Tristin Hopper (The National Post):
Behind closed doors, Canada’s 22nd prime minister can swear like a “longshoreman,” is known to greet unwelcome news with “volcanic” outbursts of fury and has an uncanny talent for pitch-perfect impersonations. But to most Canadians he is a poker-faced cipher: never angry, rarely laughing, awkward in social settings and most comfortable when talking fiscal policy.
Stephen Harper is a nerd who came from nowhere, corralled an estranged coalition of Canadian conservatives and smashed his way into nearly a decade of power. And he did it without being cuddly, charismatic or particularly quotable. Nine years in, that’s probably just the way he wants it.
“He’d ditch all the public obligations that come with the job tomorrow, if he could,” says Jim Armour, a former director of communications for the Conservative leader.
Other prime ministers have thrived on galas and state dinners. But aside from the occasional chance to meet hockey greats, Harper would pass up ribbon-cuttings for strategy sessions. (…)
He’s ruthless at destroying opponents, but — strangely for a career politician — takes no joy in it. (…) “He’s like a predator; there’s no emotion to it,” says Gerry Nicholls, who worked with Harper at the National Citizens’ Coalition, a conservative think tank. “When a wolf goes after a rabbit, it’s not because it hates rabbits.” (…)
He “reads everything,” becoming the bane of a privy council that had grown accustomed to prime ministers skimming their reports. He is known to catch the tiniest of spelling errors — and respond with swift reprimands scribbled in the margins.
He gets angry. But it’s not the out-of-control BlackBerry-throwing tantrum so common to Ottawa, it’s a measured expulsion of rage designed chillingly to drive a point home. One staffer has described it as a “spectacular thing.” (…)
The Conservative leader’s political genius, say staffers, is he figured out Canadians don’t need to like a politician to choose him as their leader.
“Bland works. If Canadians want entertainment, they’ll turn on Netflix,” says Armour. (…)
Frank Atkins used to get mocked for being the prime minister’s thesis adviser.
Now at the Frontier Centre for Public Policy, Atkins is an associate of the “Calgary School,” the name given to an informal group of University of Calgary academics advocating small government, low taxes and balanced budgets.
But by 2010, his wunderkind student was suddenly running up the largest deficit in Canadian history.
Once, while the professor strode into a crowded room, a colleague shouted out derisively, “There’s Frank Atkins, the architect of the stimulus package!”
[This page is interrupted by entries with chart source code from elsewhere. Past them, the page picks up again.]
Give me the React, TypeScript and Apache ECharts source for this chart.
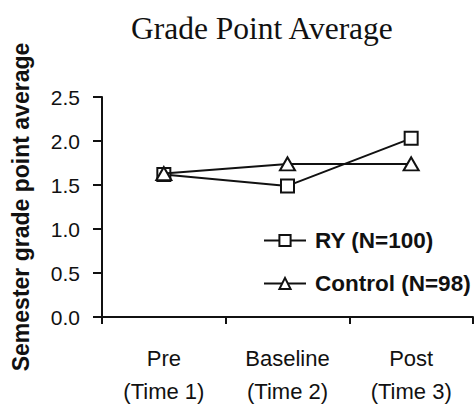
import React, { useEffect, useRef } from "react";
import * as echarts from "echarts";

const categories = ["Pre\n(Time 1)", "Baseline\n(Time 2)", "Post\n(Time 3)"];
const ryValues = [1.62, 1.49, 2.03];
const controlValues = [1.63, 1.74, 1.74];
const seriesNames = ["RY (N=100)", "Control (N=98)"];
const titleText = "Grade Point Average";
const yAxisName = "Semester grade point average";

export default function App() {
  const ref = useRef<HTMLDivElement>(null);
  useEffect(() => {
    if (!ref.current) return;
    const chart = echarts.init(ref.current, undefined, { renderer: "svg" });
    const sans = "'Liberation Sans', Arial, sans-serif";
    chart.setOption({
      animation: false,
      backgroundColor: "#ffffff",
      title: {
        text: titleText,
        left: 131,
        top: 12,
        padding: 0,
        textStyle: {
          fontFamily: "'Liberation Serif', 'Times New Roman', serif",
          fontWeight: "normal",
          fontSize: 31.5,
          color: "#111",
        },
      },
      legend: {
        orient: "vertical",
        left: 263,
        top: 229,
        padding: 0,
        itemWidth: 42,
        itemHeight: 14,
        itemGap: 20,
        data: seriesNames,
        textStyle: {
          fontFamily: sans,
          fontWeight: "bold",
          fontSize: 22.5,
          color: "#111",
          lineHeight: 23,
          padding: [0, 0, 0, 4],
        },
      },
      grid: { left: 102, top: 97, right: 2, bottom: 91 },
      xAxis: {
        type: "category",
        data: categories,
        boundaryGap: true,
        axisLine: { lineStyle: { color: "#111", width: 2 } },
        axisTick: { show: true, length: 7, lineStyle: { color: "#111", width: 2 } },
        axisLabel: {
          color: "#111",
          fontFamily: sans,
          fontSize: 22,
          lineHeight: 33,
          margin: 25,
        },
        splitLine: { show: false },
      },
      yAxis: {
        type: "value",
        min: 0,
        max: 2.5,
        interval: 0.5,
        name: yAxisName,
        nameLocation: "middle",
        nameGap: 70,
        nameTextStyle: {
          fontFamily: sans,
          fontWeight: "bold",
          fontSize: 23,
          color: "#111",
        },
        axisLine: { show: true, lineStyle: { color: "#111", width: 2 } },
        axisTick: { show: true, length: 9, lineStyle: { color: "#111", width: 2 } },
        axisLabel: {
          color: "#111",
          fontFamily: sans,
          fontSize: 21,
          margin: 22,
          formatter: (v: number) => v.toFixed(1),
        },
        splitLine: { show: false },
      },
      series: [
        {
          name: seriesNames[0],
          type: "line",
          data: ryValues,
          symbol: "rect",
          symbolSize: 13,
          lineStyle: { color: "#111", width: 2 },
          itemStyle: { color: "#fff", borderColor: "#111", borderWidth: 2 },
          z: 2,
        },
        {
          name: seriesNames[1],
          type: "line",
          data: controlValues,
          symbol: "triangle",
          symbolSize: [15, 13],
          lineStyle: { color: "#111", width: 2 },
          itemStyle: { color: "#fff", borderColor: "#111", borderWidth: 2 },
          z: 3,
        },
      ],
    });
    return () => chart.dispose();
  }, []);
  return <div ref={ref} style={{ width: 475, height: 408, position: "absolute", left: 0, top: 0 }} />;
}
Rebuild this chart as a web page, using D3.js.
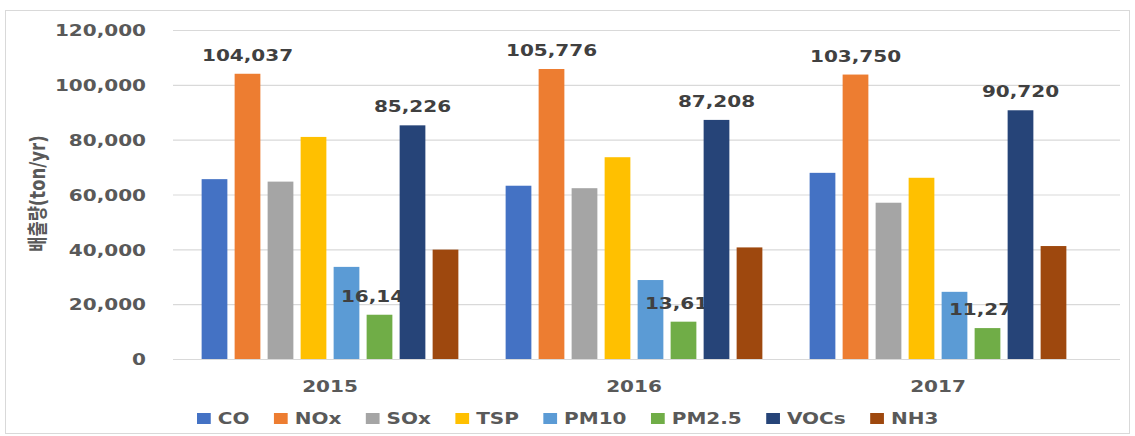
<!DOCTYPE html>
<html>
<head>
<meta charset="utf-8">
<script src="https://cdn.jsdelivr.net/npm/d3@7"></script>
<style>
  body { margin: 0; background: #fff; }
  text { font-family: "DejaVu Sans", "Noto Sans CJK KR", sans-serif; font-weight: bold; }
</style>
</head>
<body>
<svg id="chart" width="1135" height="436"></svg>
<script>
// Annual emissions by pollutant (ton/yr)
const years = ["2015", "2016", "2017"];
const pollutants = ["CO", "NOx", "SOx", "TSP", "PM10", "PM2.5", "VOCs", "NH3"];
const colors = ["#4472C4", "#ED7D31", "#A5A5A5", "#FFC000", "#5B9BD5", "#70AD47", "#264478", "#9E480E"];

const CO   = [65600, 63200, 67900];
const NOx  = [104037, 105776, 103750];
const SOx  = [64700, 62300, 57000];
const TSP  = [81000, 73600, 66100];
const PM10 = [33600, 28800, 24500];
const PM25 = [16145, 13614, 11276];
const VOCs = [85226, 87208, 90720];
const NH3  = [39900, 40700, 41200];

const yTicks = [0, 20000, 40000, 60000, 80000, 100000, 120000];
const labelledSeries = ["NOx", "PM2.5", "VOCs"];
const yTitle = "배출량(ton/yr)";

const seriesValues = [CO, NOx, SOx, TSP, PM10, PM25, VOCs, NH3];
const series = pollutants.map((p, j) => ({
  key: p,
  points: years.map((yr, i) => ({ year: yr, key: p, value: seriesValues[j][i] }))
}));

// Text is drawn slightly wide, as in the original layout
const K = 1.25;

const svg = d3.select("#chart");

// Chart frame
svg.append("rect")
  .attr("x", 5.5).attr("y", 10.5)
  .attr("width", 1124).attr("height", 423)
  .attr("fill", "#fff").attr("stroke", "#D9D9D9").attr("stroke-width", 1);

const plotLeft = 173, plotRight = 1120;
const y = d3.scaleLinear().domain([0, 120000]).range([359, 30]);
const x0 = d3.scaleBand().domain(years).range([178, 1090]).padding(0);
const x1 = d3.scaleBand().domain(pollutants).range([-132, 132]).paddingInner(0.22).paddingOuter(0.11);
const color = d3.scaleOrdinal().domain(pollutants).range(colors);
const fmt = d3.format(",");
const cx = yr => x0(yr) + x0.bandwidth() / 2;

// Gridlines
const grid = svg.append("g").attr("transform", `translate(${plotLeft},0)`)
  .call(d3.axisLeft(y).tickValues(yTicks).tickSize(-(plotRight - plotLeft)).tickFormat(""));
grid.select(".domain").remove();
grid.selectAll("line").attr("stroke", "#D9D9D9").attr("stroke-width", 1.2);

// Y axis labels
const yAxis = svg.append("g").attr("transform", `translate(${plotLeft},0)`)
  .call(d3.axisLeft(y).tickValues(yTicks).tickSize(0).tickPadding(0).tickFormat(fmt));
yAxis.select(".domain").remove();
yAxis.attr("font-family", null).attr("font-size", null);
yAxis.selectAll("text")
  .attr("x", 0).attr("dy", "0.36em")
  .attr("transform", `translate(-27,0) scale(${K},1)`)
  .attr("fill", "#595959")
  .style("font-size", "16px");

// Y title
svg.append("text")
  .attr("transform", `translate(45,193.5) scale(${K},1) rotate(-90)`)
  .attr("text-anchor", "middle")
  .attr("fill", "#595959")
  .style("font-size", "16.5px")
  .text(yTitle);

// Bars and value labels, layered series by series
const sg = svg.append("g").selectAll("g.series")
  .data(series).join("g").attr("class", "series");

sg.selectAll("rect")
  .data(s => s.points)
  .join("rect")
  .attr("x", d => cx(d.year) + x1(d.key))
  .attr("width", x1.bandwidth())
  .attr("y", d => y(d.value))
  .attr("height", d => y(0) - y(d.value))
  .attr("fill", d => color(d.key));

sg.filter(s => labelledSeries.includes(s.key))
  .selectAll("text.val")
  .data(s => s.points)
  .join("text")
  .attr("class", "val")
  .attr("text-anchor", "middle")
  .attr("transform", d => `translate(${cx(d.year) + x1(d.key) + x1.bandwidth() / 2},${y(d.value) - 13}) scale(${K},1)`)
  .attr("fill", "#404040")
  .style("font-size", "16px")
  .text(d => fmt(d.value));

// X axis labels
const xAxis = svg.append("g").attr("transform", "translate(0,359)")
  .call(d3.axisBottom(x0).tickSize(0).tickPadding(0));
xAxis.select(".domain").remove();
xAxis.attr("font-family", null).attr("font-size", null);
xAxis.selectAll("text")
  .attr("y", 0).attr("dy", null)
  .attr("transform", `translate(0,33) scale(${K},1)`)
  .attr("fill", "#595959")
  .style("font-size", "16px");

// Legend
const legend = svg.append("g");
let lx = 197;
pollutants.forEach(p => {
  legend.append("rect")
    .attr("x", lx).attr("y", 413)
    .attr("width", 11 * K).attr("height", 11)
    .attr("fill", color(p));
  const t = legend.append("text")
    .attr("transform", `translate(${lx + 11 * K + 7},424) scale(${K},1)`)
    .attr("fill", "#595959")
    .style("font-size", "16px")
    .text(p);
  lx += 11 * K + 7 + t.node().getComputedTextLength() * K + 24.5;
});
</script>
</body>
</html>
Harper’s 1991 master’s thesis, ironically, railed against the concept of using government stimulus packages to rescue an ailing economy.
The dense 162-page tome is officially titled “The Political Business Cycle and Fiscal Policy in Canada.” But according to Atkins, it could just as easily be called “Keynesian economics is really a stupid idea.” (…)
Atkins says he’s “come to grips” with the actions of his former student. He says Harper has needed to compromise to stay in power and keep a less economics-minded leader out of the Prime Minister’s Office, but he guesses there’s still a libertarian-minded man in the PMO.
“You’ll never know — because he’ll never tell you — but I suspect he still believes that, deep down inside,” he says. (…)
On rare occasions, Harper has been candid about what he really thinks. In a 2011 interview with Peter Mansbridge, he said he “personally thinks there are times where capital punishment is appropriate.”
But he also noted “I don’t see the country wanting to do that” and vowed not to touch the issue as prime minister.
Even so, this brief moment of honesty was swiftly punished with a backlash of headlines, opposition outrage and condemnations from the head of Amnesty International.
It might be why — even to close aides — Harper never betrays certain private views. (…)
The tactic works, but while few speak of a “hidden agenda” anymore, there are few who know just what Harper’s agenda is.
Armour says the prime minister is an incrementalist. “He decided that the longer he was there, the more changes he could make,” he says.
Gerry Nicholls’ theory is more Shakespearean. He believes Harper is still working on his 1990s vow to smash the Liberal Party and inaugurate Canada as a two-party state shared between the Tories and the New Democrats.
“It’s about grinding the Liberal Party into little bits of red dust,” says Nicholls.
Others, like Brison, speak of a gradual plan to starve the machinery of government. Most, though, suspect Harper simply enjoys being in power.
“He doesn’t care about the adulation that comes with holding high public office,” says Flanagan.
“He thinks he knows what to do and wants to be able to do it.” (…)
Post-politics, he will sit on corporate boards and likely take up a teaching position. But chances are also good he will go to the grave while keeping mum on what really motivated him during his meteoric time in power.
“The public image is not the private man, and unfortunately, the Canadian public will never get to see that side,” says Beardsley.